The OIG recommended FMCSA develop a process to periodically identify and notify states of inconsistencies in the 52nd State System data and make sure the states take steps to correct the problems.
Another system used to track Mexican drivers is Mexico’s Licencia Federal Information System – LIFIS for short.
FMCSA reported to the OIG that LIFIS now contains 269,000 valid licenses, 140,000 expired licenses and 9,000 disqualified or restricted licenses. Through April 2006, U.S. federal and state law enforcement officials have accessed LIFIS 19,000 times.
The agency reported that 82 percent of the inquiries returned a valid CDL. Expired and restricted licenses came back in 2 percent of the inquiries.
However, 16 percent of the searches came back “driver not found.” FMCSA said this could have resulted from input errors on the inquiries.
Auditing the data was a problem for the OIG because the database is owned by the Mexican government.
“We could not determine whether the large percentage of queries to LIFIS that resulted in a response of ‘driver not found’ were due to data entry problems by U.S. users of the system, attempts by Mexican drivers to operate with invalid licenses, incompleteness of the Mexican database, or other unknown reasons,” the OIG audit states.
While these problems were highlighted in the audit, no action was ordered by the OIG.
When the OIG looked at bus operations, inspectors found facilities – specifically mentioning the bus inspection facility in Laredo, TX – as being short on both physical facilities and inspectors.
The OIG directed FMCSA to provide adequate inspector coverage during holidays or other periods of peak bus traffic, and to periodically determine the effectiveness of the bus inspection plan by surveying field personnel or through other methods.
The OIG pointed to two more areas of concern FMCSA needs to take steps to address, one of which is the OIG wants FMCSA to continue focusing on Mexican carrier drug and alcohol testing issues.
The audit notes that FMCSA met with U.S. and Mexican government officials to ensure that drug and alcohol testing issues are being addressed.
“However, a significant issues with specimen collection remains,” the audit states. “It is not clear as to whether the controls in place ensure that valid specimens are being collected before being sent to a certified laboratory. We found no evidence that collection site concerns have been resolved.”
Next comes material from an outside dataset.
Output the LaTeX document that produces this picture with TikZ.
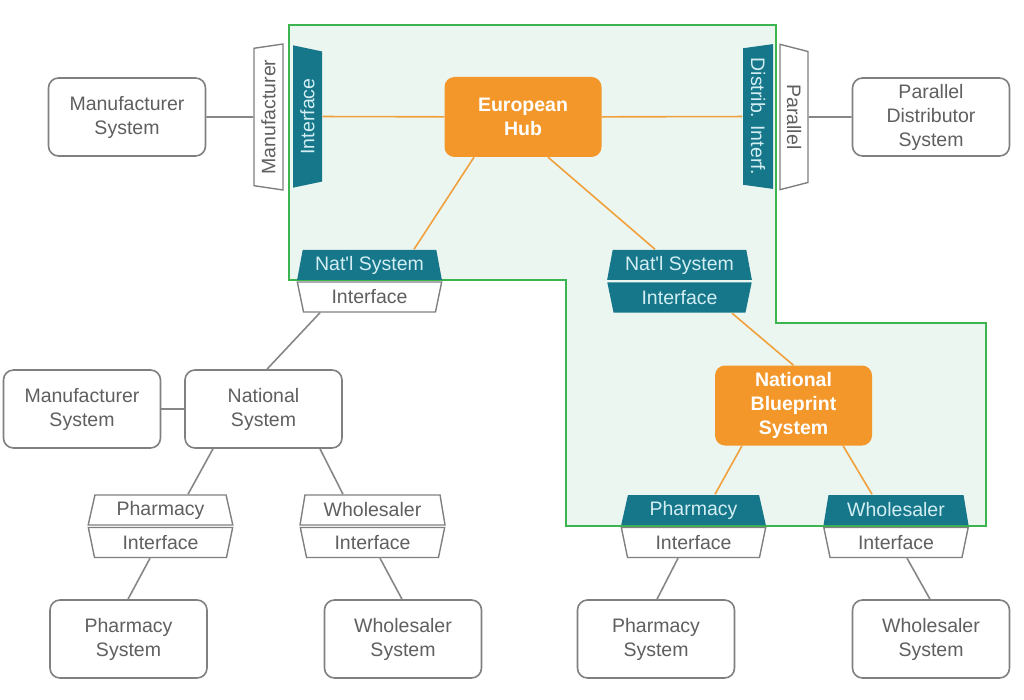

The OIG office recommends that FMCSA develop and action plan to address these concerns.
Compliance with Federal Motor Vehicle Safety Standards was also addressed in the audit. FMCSA was directed to take steps to implement its policy ensuring Mexican motor carrier compliance with federal motor vehicle safety standards.
Glimpse into the future?
While the follow-up audit only tackled compliance with eight provisions in Section 350, another more comprehensive audit is already underway at the OIG’s office.
That audit will review compliance with 22 more provisions of Section 350 as required by Section 6901 of the U. S. Troop Readiness, Veterans’ Care, Katrina Recovery and Iraq Accountability Appropriations Act of 2007.
While the OIG’s office has launched its review of the proposed cross-border program and its compliance with Section 350, it obviously has not been completed.
However, in the follow-up audit, the OIG did provide a parting shot at the proposed program.
The audit points out that FMCSA needs good screening mechanisms at the border, coordinated closely with the U.S. Customs and Border protection because of FMCSA’s assertion that “ … every truck that crosses the border as part of the pilot will be checked – every truck, every time.”
The audit points out that this could be problematic.
“Our observations at the Laredo crossing … confirmed the challenge FMCSA faces in screening project participants,” the audit states.
“Specifically, we observed hundreds of vehicles entering the United States at the Laredo crossing each day. FMCSA inspectors selected vehicles for inspection from the line of trucks waiting to cross the border. However, once an inspector selected a vehicle and diverted it for an inspection, no FMCSA personnel remained at the screening point to monitor carrier traffic.”